### JOB:
Find every line in the records below that holds the word "with" and copy it.

### INFORMATION SUPPLIED:
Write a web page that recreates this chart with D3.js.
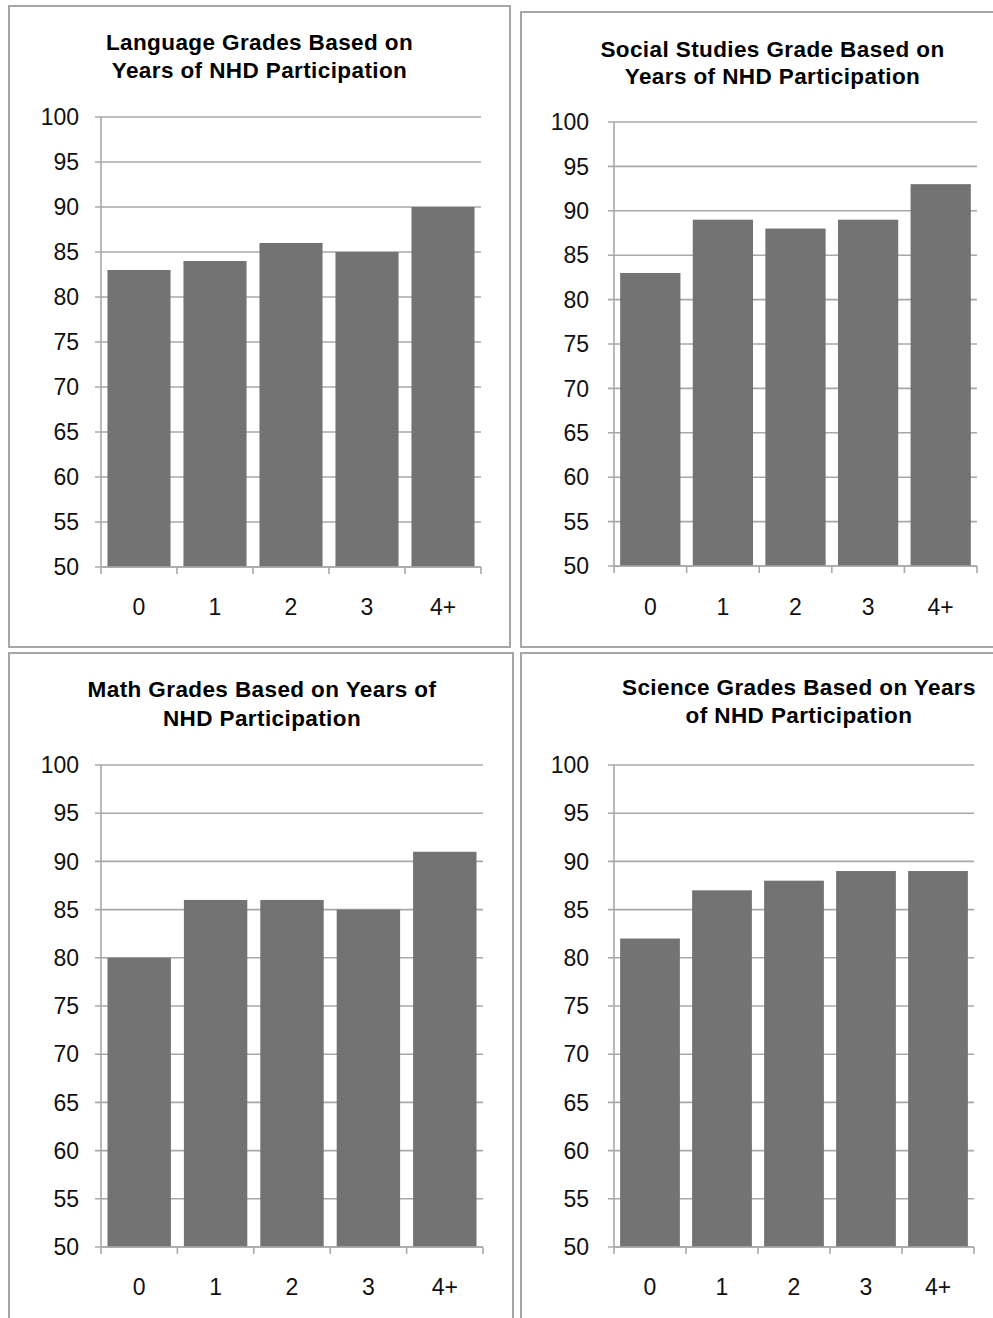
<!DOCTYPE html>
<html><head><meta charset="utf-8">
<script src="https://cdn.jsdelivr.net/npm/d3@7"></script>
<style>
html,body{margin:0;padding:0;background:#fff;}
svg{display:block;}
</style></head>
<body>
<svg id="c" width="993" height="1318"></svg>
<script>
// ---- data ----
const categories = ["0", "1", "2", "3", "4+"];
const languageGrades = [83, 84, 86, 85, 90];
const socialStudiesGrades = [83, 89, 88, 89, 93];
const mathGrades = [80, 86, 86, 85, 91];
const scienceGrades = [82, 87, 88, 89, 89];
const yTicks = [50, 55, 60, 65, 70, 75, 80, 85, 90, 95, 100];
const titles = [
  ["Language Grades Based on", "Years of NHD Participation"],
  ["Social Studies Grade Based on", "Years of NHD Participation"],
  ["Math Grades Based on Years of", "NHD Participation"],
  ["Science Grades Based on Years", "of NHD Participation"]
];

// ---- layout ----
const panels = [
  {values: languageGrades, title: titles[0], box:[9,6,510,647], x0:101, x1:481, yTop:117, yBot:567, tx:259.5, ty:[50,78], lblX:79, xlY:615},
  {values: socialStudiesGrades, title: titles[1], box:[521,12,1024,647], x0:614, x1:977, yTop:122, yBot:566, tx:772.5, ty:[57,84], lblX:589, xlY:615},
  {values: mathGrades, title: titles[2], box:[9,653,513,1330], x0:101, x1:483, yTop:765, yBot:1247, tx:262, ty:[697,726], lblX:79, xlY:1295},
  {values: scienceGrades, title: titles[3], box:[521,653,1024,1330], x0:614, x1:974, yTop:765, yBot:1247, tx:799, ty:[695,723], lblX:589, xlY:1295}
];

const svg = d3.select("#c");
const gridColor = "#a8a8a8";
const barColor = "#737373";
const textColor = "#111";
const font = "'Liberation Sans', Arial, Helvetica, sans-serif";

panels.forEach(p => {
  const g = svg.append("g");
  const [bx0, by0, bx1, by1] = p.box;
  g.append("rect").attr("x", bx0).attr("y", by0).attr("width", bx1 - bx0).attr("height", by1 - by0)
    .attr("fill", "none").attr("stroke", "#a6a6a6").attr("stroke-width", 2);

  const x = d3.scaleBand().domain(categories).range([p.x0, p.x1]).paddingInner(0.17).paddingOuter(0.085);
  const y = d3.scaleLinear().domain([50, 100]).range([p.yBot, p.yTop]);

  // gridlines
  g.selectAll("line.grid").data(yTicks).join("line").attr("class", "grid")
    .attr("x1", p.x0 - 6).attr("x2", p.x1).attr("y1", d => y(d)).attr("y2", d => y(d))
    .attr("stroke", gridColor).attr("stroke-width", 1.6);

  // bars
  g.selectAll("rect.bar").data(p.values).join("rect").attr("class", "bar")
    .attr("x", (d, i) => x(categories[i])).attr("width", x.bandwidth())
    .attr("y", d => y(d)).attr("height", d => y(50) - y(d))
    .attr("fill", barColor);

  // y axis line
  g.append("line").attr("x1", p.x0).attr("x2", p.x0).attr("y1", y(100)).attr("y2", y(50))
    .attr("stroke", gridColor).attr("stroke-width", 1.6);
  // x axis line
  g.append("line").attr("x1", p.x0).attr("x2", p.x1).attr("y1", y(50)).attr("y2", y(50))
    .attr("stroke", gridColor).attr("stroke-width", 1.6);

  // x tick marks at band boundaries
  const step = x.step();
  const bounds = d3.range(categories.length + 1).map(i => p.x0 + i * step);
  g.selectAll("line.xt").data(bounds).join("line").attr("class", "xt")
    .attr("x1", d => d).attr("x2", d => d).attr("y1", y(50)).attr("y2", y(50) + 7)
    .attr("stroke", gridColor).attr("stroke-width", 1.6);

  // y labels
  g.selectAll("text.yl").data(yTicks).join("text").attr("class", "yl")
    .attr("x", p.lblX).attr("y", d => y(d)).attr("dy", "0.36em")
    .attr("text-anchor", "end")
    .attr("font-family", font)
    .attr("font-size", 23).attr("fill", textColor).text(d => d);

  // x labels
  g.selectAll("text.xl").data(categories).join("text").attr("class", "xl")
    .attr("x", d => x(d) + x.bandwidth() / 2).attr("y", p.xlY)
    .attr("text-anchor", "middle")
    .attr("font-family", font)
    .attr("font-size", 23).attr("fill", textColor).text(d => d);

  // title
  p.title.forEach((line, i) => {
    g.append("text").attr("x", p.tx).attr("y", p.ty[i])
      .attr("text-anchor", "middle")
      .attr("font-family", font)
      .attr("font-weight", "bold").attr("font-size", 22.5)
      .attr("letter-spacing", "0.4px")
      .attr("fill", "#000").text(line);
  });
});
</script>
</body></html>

==

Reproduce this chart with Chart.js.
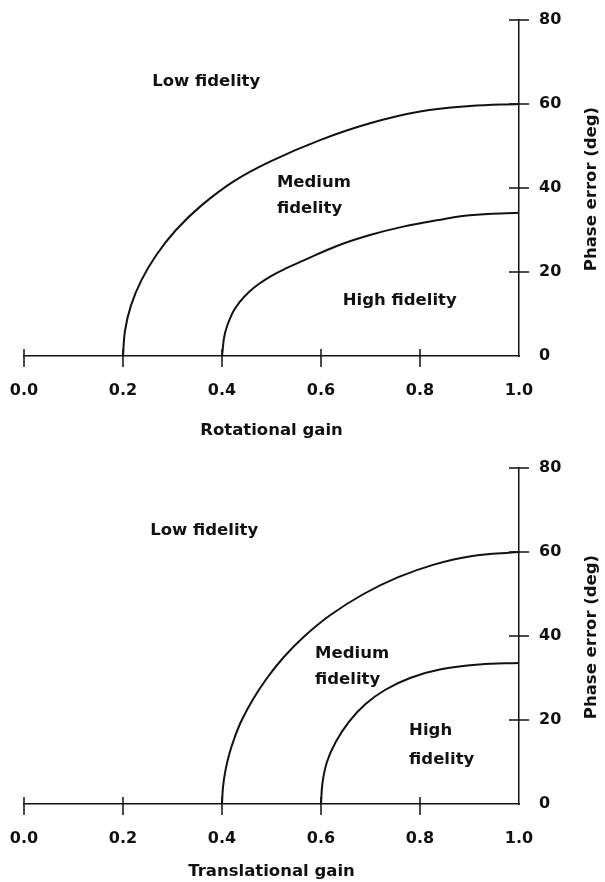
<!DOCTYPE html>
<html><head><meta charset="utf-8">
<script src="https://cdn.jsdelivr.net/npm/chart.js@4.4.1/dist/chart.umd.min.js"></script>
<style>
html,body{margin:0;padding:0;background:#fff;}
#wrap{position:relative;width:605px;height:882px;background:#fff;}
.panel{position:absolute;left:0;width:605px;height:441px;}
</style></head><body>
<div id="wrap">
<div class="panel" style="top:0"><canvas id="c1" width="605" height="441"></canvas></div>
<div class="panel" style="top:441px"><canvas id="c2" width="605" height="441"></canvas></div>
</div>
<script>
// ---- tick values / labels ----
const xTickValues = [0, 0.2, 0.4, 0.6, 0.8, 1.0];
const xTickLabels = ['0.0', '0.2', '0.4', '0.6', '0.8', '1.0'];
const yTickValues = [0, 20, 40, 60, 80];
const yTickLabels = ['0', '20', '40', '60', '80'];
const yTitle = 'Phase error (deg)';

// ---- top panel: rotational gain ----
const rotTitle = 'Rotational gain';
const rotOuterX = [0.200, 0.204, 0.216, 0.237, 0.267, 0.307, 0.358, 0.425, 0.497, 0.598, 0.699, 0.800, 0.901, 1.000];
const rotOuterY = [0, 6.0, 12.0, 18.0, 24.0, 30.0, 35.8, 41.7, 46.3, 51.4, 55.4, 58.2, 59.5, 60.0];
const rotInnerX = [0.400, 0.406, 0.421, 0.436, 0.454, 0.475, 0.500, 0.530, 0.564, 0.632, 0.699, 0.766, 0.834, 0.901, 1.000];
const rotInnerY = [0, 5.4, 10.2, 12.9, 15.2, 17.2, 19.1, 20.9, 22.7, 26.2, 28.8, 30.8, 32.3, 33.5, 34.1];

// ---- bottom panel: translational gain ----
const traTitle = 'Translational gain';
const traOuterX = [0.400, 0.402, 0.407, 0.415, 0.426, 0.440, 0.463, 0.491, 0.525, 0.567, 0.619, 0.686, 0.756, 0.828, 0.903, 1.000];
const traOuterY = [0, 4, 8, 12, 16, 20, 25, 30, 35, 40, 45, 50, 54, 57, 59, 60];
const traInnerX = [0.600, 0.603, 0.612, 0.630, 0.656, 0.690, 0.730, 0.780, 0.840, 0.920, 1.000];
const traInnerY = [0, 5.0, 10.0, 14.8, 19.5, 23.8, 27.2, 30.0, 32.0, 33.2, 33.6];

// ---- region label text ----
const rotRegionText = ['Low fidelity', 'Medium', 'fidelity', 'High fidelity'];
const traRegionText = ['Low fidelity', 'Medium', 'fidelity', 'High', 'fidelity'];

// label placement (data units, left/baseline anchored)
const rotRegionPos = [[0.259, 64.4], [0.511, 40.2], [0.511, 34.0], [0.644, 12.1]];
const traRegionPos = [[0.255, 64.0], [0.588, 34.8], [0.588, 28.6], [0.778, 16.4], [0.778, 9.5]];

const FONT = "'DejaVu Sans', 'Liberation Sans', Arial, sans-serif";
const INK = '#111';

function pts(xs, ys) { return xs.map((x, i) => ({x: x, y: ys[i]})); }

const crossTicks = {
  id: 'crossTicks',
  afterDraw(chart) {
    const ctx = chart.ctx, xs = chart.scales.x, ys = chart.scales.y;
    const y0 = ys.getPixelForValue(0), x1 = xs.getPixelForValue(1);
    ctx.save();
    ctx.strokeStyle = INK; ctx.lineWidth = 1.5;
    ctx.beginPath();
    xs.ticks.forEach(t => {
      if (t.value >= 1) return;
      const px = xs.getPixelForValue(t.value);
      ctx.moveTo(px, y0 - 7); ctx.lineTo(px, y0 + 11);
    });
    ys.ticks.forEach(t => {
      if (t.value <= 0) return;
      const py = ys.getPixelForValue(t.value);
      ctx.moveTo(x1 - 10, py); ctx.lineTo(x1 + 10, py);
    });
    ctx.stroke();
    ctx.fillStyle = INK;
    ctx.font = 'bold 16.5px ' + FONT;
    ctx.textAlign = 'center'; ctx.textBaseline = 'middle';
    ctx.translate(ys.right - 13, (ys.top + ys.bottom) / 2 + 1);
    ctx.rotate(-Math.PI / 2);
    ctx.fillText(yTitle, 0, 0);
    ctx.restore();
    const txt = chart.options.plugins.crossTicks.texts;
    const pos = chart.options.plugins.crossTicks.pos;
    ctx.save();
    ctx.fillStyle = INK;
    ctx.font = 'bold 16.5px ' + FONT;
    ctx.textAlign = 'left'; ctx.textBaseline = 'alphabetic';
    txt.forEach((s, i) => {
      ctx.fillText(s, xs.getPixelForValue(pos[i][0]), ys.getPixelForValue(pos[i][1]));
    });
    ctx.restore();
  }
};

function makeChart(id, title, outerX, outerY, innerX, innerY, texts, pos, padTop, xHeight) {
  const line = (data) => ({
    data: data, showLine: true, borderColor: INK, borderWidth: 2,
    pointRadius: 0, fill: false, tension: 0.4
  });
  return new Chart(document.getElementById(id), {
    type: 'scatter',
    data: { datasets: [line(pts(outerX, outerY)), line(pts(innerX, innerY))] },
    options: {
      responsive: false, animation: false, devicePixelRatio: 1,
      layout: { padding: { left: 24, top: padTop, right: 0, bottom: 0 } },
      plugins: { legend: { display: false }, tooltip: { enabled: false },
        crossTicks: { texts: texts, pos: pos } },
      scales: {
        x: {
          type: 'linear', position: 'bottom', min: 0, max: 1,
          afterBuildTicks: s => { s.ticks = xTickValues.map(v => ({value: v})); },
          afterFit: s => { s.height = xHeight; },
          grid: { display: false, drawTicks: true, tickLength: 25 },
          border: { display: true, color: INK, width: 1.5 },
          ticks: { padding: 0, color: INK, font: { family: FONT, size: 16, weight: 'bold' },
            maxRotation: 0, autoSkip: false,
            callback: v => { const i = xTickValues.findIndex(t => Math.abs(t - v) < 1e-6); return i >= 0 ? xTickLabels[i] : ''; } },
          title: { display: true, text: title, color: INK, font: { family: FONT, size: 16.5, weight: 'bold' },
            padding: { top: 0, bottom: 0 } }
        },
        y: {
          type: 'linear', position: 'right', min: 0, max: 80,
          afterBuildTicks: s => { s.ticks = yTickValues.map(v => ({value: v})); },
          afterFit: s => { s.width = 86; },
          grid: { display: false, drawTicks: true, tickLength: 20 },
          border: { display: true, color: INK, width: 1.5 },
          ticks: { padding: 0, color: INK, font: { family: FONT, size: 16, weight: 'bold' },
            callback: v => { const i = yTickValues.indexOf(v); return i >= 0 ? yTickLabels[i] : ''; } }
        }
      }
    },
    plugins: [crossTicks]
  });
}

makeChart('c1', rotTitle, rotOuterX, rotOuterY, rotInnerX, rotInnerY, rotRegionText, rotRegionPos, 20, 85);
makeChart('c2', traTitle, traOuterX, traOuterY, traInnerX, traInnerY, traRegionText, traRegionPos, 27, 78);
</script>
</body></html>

==

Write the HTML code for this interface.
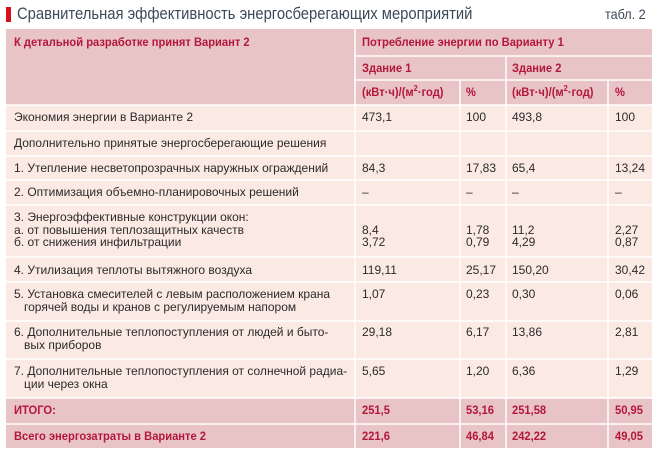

### TASK SOLUTION:
Write a web page that recreates this chart with D3.js.
Reproduce this chart with Chart.js.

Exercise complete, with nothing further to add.